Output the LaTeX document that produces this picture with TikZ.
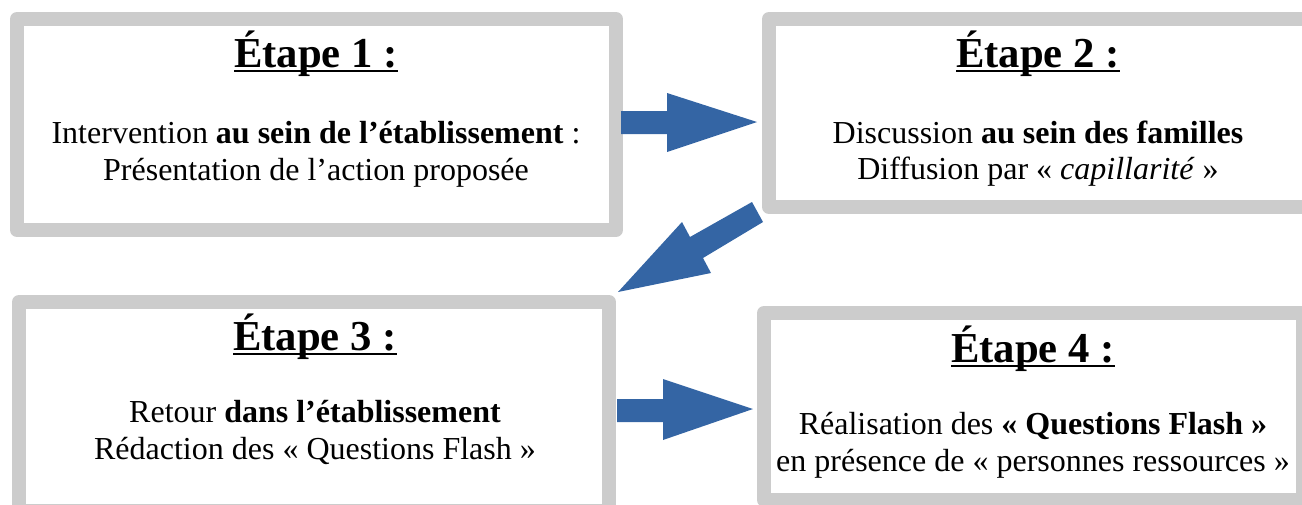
\documentclass[tikz,border=0pt]{standalone}
\usepackage{fontspec}
\setmainfont{Liberation Serif}
\definecolor{bordgray}{RGB}{204,204,204}
\definecolor{arrblue}{RGB}{52,101,164}
\newcommand\myul[1]{\setbox0\hbox{#1}\rlap{\rule[-0.115em]{\wd0}{0.055em}}\box0}
\tikzset{
  stepbox/.style={draw=bordgray, line width=14pt, line join=round, fill=white, inner sep=0pt, outer sep=0pt},
  titletext/.style={anchor=base, inner sep=0pt, font=\fontsize{42.67}{49}\selectfont\bfseries},
  bodytext/.style={anchor=base, inner sep=0pt, font=\fontsize{32}{37}\selectfont},
  blockarrow/.style={fill=arrblue, draw=none}
}
\begin{document}
\begin{tikzpicture}[x=1pt, y=-1pt]
\useasboundingbox (0,0) rectangle (1302,504);
\begin{scope}
\clip (0,0) rectangle (1302,504);
% boxes
\node[stepbox, minimum width=599pt, minimum height=211pt] (b1) at (316.5,124.5) {};
\node[stepbox, minimum width=540pt, minimum height=188pt] (b2) at (1039,113) {};
\node[stepbox, minimum width=590pt, minimum height=209pt] (b3) at (314,406.5) {};
\node[stepbox, minimum width=539pt, minimum height=187pt] (b4) at (1033.5,406.5) {};
\end{scope}
% texts box 1
\node[titletext] (t1) at (316,67) {\myul{Étape 1 :}};
\node[bodytext] (l1a) at (316,143) {Intervention \textbf{au sein de l’établissement} :};
\node[bodytext] (l1b) at (316,180) {Présentation de l’action proposée};
% box 2
\node[titletext] (t2) at (1038,67) {\myul{Étape 2 :}};
\node[bodytext] (l2a) at (1038,143) {Discussion \textbf{au sein des familles}};
\node[bodytext] (l2b) at (1038,179) {Diffusion par « \textit{capillarité} »};
% box 3
\node[titletext] (t3) at (315,350) {\myul{Étape 3 :}};
\node[bodytext] (l3a) at (315,422) {Retour \textbf{dans l’établissement}};
\node[bodytext] (l3b) at (315,459) {Rédaction des « Questions Flash »};
% box 4
\node[titletext] (t4) at (1033,362) {\myul{Étape 4 :}};
\node[bodytext] (l4a) at (1033,434) {Réalisation des \textbf{« Questions Flash »}};
\node[bodytext] (l4b) at (1033,471) {en présence de « personnes ressources »};
% arrows
\fill[blockarrow] (621,111) -- (667,111) -- (667,93) -- (757,122) -- (667,152) -- (667,134) -- (621,134) -- cycle;
\fill[blockarrow] (752,202) -- (763,222) -- (703,258) -- (711,273) -- (618,292) -- (682,222) -- (690,237) -- cycle;
\fill[blockarrow] (617,399) -- (663,399) -- (663,379) -- (753,409) -- (663,440) -- (663,422) -- (617,422) -- cycle;
\end{tikzpicture}
\end{document}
——
WHAT IS REQUIRED: Make an exact copy of the data above, pictures excluded.

CORRECT RESULT:
Output the LaTeX document that produces this picture with TikZ.
\documentclass[tikz,border=0pt]{standalone}
\usepackage{fontspec}
\setmainfont{Liberation Serif}
\definecolor{bordgray}{RGB}{204,204,204}
\definecolor{arrblue}{RGB}{52,101,164}
\newcommand\myul[1]{\setbox0\hbox{#1}\rlap{\rule[-0.115em]{\wd0}{0.055em}}\box0}
\tikzset{
  stepbox/.style={draw=bordgray, line width=14pt, line join=round, fill=white, inner sep=0pt, outer sep=0pt},
  titletext/.style={anchor=base, inner sep=0pt, font=\fontsize{42.67}{49}\selectfont\bfseries},
  bodytext/.style={anchor=base, inner sep=0pt, font=\fontsize{32}{37}\selectfont},
  blockarrow/.style={fill=arrblue, draw=none}
}
\begin{document}
\begin{tikzpicture}[x=1pt, y=-1pt]
\useasboundingbox (0,0) rectangle (1302,504);
\begin{scope}
\clip (0,0) rectangle (1302,504);
% boxes
\node[stepbox, minimum width=599pt, minimum height=211pt] (b1) at (316.5,124.5) {};
\node[stepbox, minimum width=540pt, minimum height=188pt] (b2) at (1039,113) {};
\node[stepbox, minimum width=590pt, minimum height=209pt] (b3) at (314,406.5) {};
\node[stepbox, minimum width=539pt, minimum height=187pt] (b4) at (1033.5,406.5) {};
\end{scope}
% texts box 1
\node[titletext] (t1) at (316,67) {\myul{Étape 1 :}};
\node[bodytext] (l1a) at (316,143) {Intervention \textbf{au sein de l’établissement} :};
\node[bodytext] (l1b) at (316,180) {Présentation de l’action proposée};
% box 2
\node[titletext] (t2) at (1038,67) {\myul{Étape 2 :}};
\node[bodytext] (l2a) at (1038,143) {Discussion \textbf{au sein des familles}};
\node[bodytext] (l2b) at (1038,179) {Diffusion par « \textit{capillarité} »};
% box 3
\node[titletext] (t3) at (315,350) {\myul{Étape 3 :}};
\node[bodytext] (l3a) at (315,422) {Retour \textbf{dans l’établissement}};
\node[bodytext] (l3b) at (315,459) {Rédaction des « Questions Flash »};
% box 4
\node[titletext] (t4) at (1033,362) {\myul{Étape 4 :}};
\node[bodytext] (l4a) at (1033,434) {Réalisation des \textbf{« Questions Flash »}};
\node[bodytext] (l4b) at (1033,471) {en présence de « personnes ressources »};
% arrows
\fill[blockarrow] (621,111) -- (667,111) -- (667,93) -- (757,122) -- (667,152) -- (667,134) -- (621,134) -- cycle;
\fill[blockarrow] (752,202) -- (763,222) -- (703,258) -- (711,273) -- (618,292) -- (682,222) -- (690,237) -- cycle;
\fill[blockarrow] (617,399) -- (663,399) -- (663,379) -- (753,409) -- (663,440) -- (663,422) -- (617,422) -- cycle;
\end{tikzpicture}
\end{document}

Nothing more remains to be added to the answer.